I just see no issue with being unsure. They haven’t been dating for a long time (I am reading too many books so I forgot how long they’ve been dating, but not too long I think? (Like 1-2 years?)) and he was, imho, right to say that they first should move in together. I don’t think I could commit to someone so strongly after dating for like a year, but maybe that’s just me or my surroundings I don’t know anyone who married their partner besides me (not even my parents are married haha), so it might just be my skewed view.
I tend to agree with you on the general principles, but in this case our characters are specifically looking for a marriage partner, not just a relationship that might or might not develop into marriage. So their priorities and goals are different.
That’s true! Although I guess you still shouldn’t rush it if you’re unsure. I guess in that case it would’ve been better to just break it off? But I also didn’t really understand why her calling him in a panicked way changed his opinion, probably because he realized how much he cared about her? Still kind of iffy for me, but I guess that’s mostly because the principle behind the whole thing (=getting married as a goal) is iffy to me.

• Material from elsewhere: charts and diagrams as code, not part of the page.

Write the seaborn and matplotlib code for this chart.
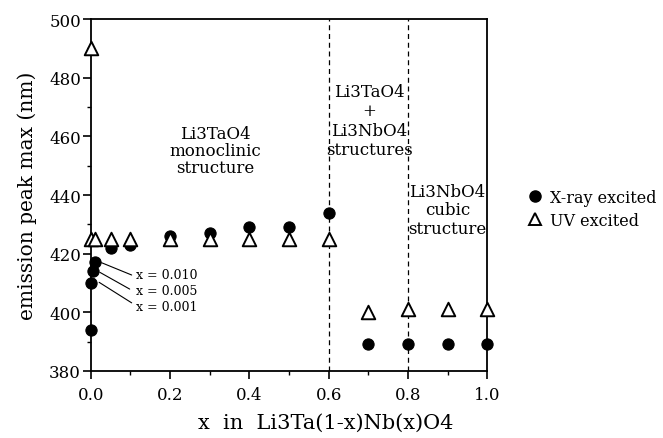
import matplotlib
matplotlib.use("Agg")
import matplotlib.pyplot as plt
import seaborn as sns
import pandas as pd
from matplotlib.lines import Line2D
from matplotlib.ticker import MultipleLocator

sns.set_theme(style="ticks")
plt.rcParams['font.family'] = ['DejaVu Serif']
plt.rcParams['text.color'] = 'black'
plt.rcParams['axes.labelcolor'] = 'black'
plt.rcParams['xtick.color'] = 'black'
plt.rcParams['ytick.color'] = 'black'

# X-ray excited (filled circles)
xray_x = [0.0, 0.001, 0.005, 0.010, 0.05, 0.1, 0.2, 0.3, 0.4, 0.5, 0.6, 0.7, 0.8, 0.9, 1.0]
xray_y = [394, 410, 414, 417, 422, 423, 426, 427, 429, 429, 434, 389, 389, 389, 389]

# UV excited (open triangles)
uv_x = [0.0, 0.0, 0.01, 0.05, 0.1, 0.2, 0.3, 0.4, 0.5, 0.6, 0.7, 0.8, 0.9, 1.0]
uv_y = [490, 425, 425, 425, 425, 425, 425, 425, 425, 425, 400, 401, 401, 401]

phase_bounds = [0.6, 0.8]
low_x_labels = ["x = 0.010", "x = 0.005", "x = 0.001"]

xray_df = pd.DataFrame({"x": xray_x, "y": xray_y})
uv_df = pd.DataFrame({"x": uv_x, "y": uv_y})

fig = plt.figure(figsize=(6.63, 4.39), dpi=100)
ax = fig.add_axes([0.137, 0.153, 0.598, 0.801])

for b in phase_bounds:
    ax.axvline(b, color="black", linestyle=(0, (4, 3)), linewidth=0.9, zorder=1)

sns.scatterplot(data=xray_df, x="x", y="y", ax=ax, marker="o", s=65,
                color="black", edgecolor="black", linewidth=0.8, clip_on=False, zorder=3)
sns.scatterplot(data=uv_df, x="x", y="y", ax=ax, marker="^", s=95,
                facecolor="white", edgecolor="black", linewidth=1.4, clip_on=False, zorder=4)

ax.set_xlim(0, 1.0)
ax.set_ylim(380, 500)
ax.xaxis.set_major_locator(MultipleLocator(0.2))
ax.xaxis.set_minor_locator(MultipleLocator(0.1))
ax.yaxis.set_major_locator(MultipleLocator(20))
ax.yaxis.set_minor_locator(MultipleLocator(10))
ax.set_xticks([0.0, 0.2, 0.4, 0.6, 0.8, 1.0])
ax.set_xticklabels(["0.0", "0.2", "0.4", "0.6", "0.8", "1.0"])
ax.tick_params(axis="both", which="major", direction="out", length=6, width=1.2,
               labelsize=12, color="black", labelcolor="black")
ax.tick_params(axis="y", which="major", pad=1)
ax.tick_params(axis="x", which="major", pad=5)
ax.tick_params(axis="both", which="minor", direction="out", length=3, width=1, color="black")
for sp in ax.spines.values():
    sp.set_color("black")
    sp.set_linewidth(1.3)

ax.set_xlabel("x  in  Li3Ta(1-x)Nb(x)O4", fontsize=15, color="black", va="center")
ax.xaxis.set_label_coords(0.593, -0.145)
ax.set_ylabel("emission peak max (nm)", fontsize=14.5, labelpad=9, color="black")

ax.text(0.313, 455.3, "Li3TaO4\nmonoclinic\nstructure", ha="center", va="center",
        fontsize=12, linespacing=1.0)
ax.text(0.702, 465.4, "Li3TaO4\n+\nLi3NbO4\nstructures", ha="center", va="center",
        fontsize=12, linespacing=1.19)
ax.text(0.899, 434.9, "Li3NbO4\ncubic\nstructure", ha="center", va="center",
        fontsize=12, linespacing=1.09)

line_starts = [(0.027, 416.9), (0.023, 413.6), (0.021, 410.2)]
line_ends = [(0.103, 412.7), (0.098, 407.9), (0.103, 403.2)]
text_y = [412.8, 407.3, 402.1]
for lab, (x0, y0), (x1, y1), ty in zip(low_x_labels, line_starts, line_ends, text_y):
    ax.plot([x0, x1], [y0, y1], color="black", lw=0.8, zorder=2)
    ax.text(0.114, ty, lab, fontsize=9, va="center", ha="left")

handles = [
    Line2D([], [], marker="o", color="black", linestyle="none", markersize=8),
    Line2D([], [], marker="^", markerfacecolor="white", markeredgecolor="black",
           markeredgewidth=1.4, linestyle="none", markersize=9),
]
fig.legend(handles, ["X-ray excited", "UV excited"], loc="center left",
           bbox_to_anchor=(0.783, 0.522), frameon=False, fontsize=11.5,
           borderpad=0, handletextpad=0.45, labelspacing=0.36, handlelength=1.0)

fig.savefig("out.png", dpi=100)
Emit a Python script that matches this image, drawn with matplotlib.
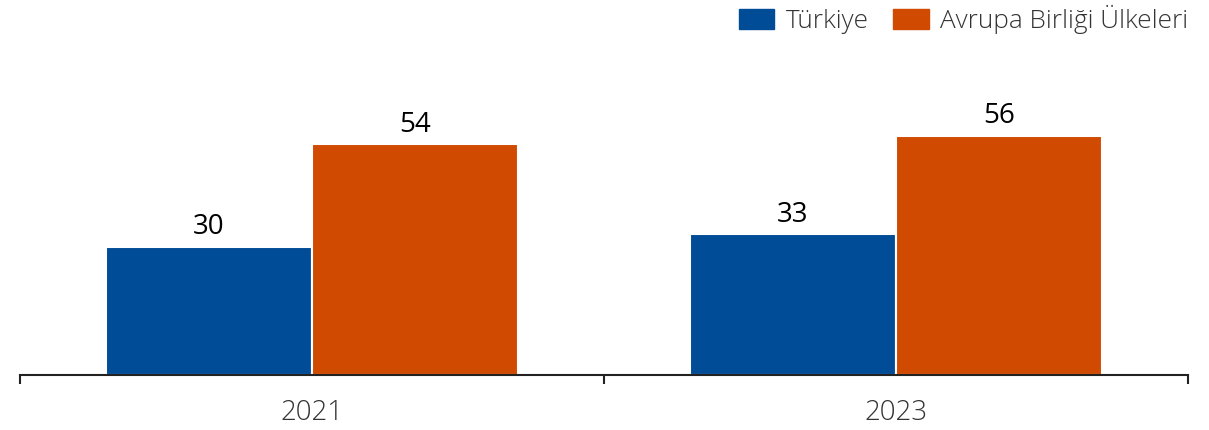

It seems to me that the phone call awakened a sort of protective instinct, and that drove 架 to move things along. To me this seems like a bit of a shaky foundation for a relationship. It might be fine if there is more substance holding the relationship together, but so far I don’t think we’ve seen much more evidence of that.
Regarding the decisiveness question, as a single man in my late 20s 1-2 years of dating seems like way too short of a timeline for committing to marriage, but I’m really interested in hearing the different perspectives and I’m curious to see how it plays out. I do understand where 架’s friends are coming from, and I feel like age may drastically change peoples’ viewpoints.
Yeah… getting married without have lived together is stupid IMO. Dating and living together are very different experiences and you can’t really predict the latter from the former.
But on the other hand I think it is a reality that people past a certain age and that want to (or feel pressured to) conform to society’s expected way of life might feel like they’re running out of time. I actually had a what-am-i-doing-with-my-life-i-m-so-late-on-schedule personal crisis myself not that long ago at about 真美’s age.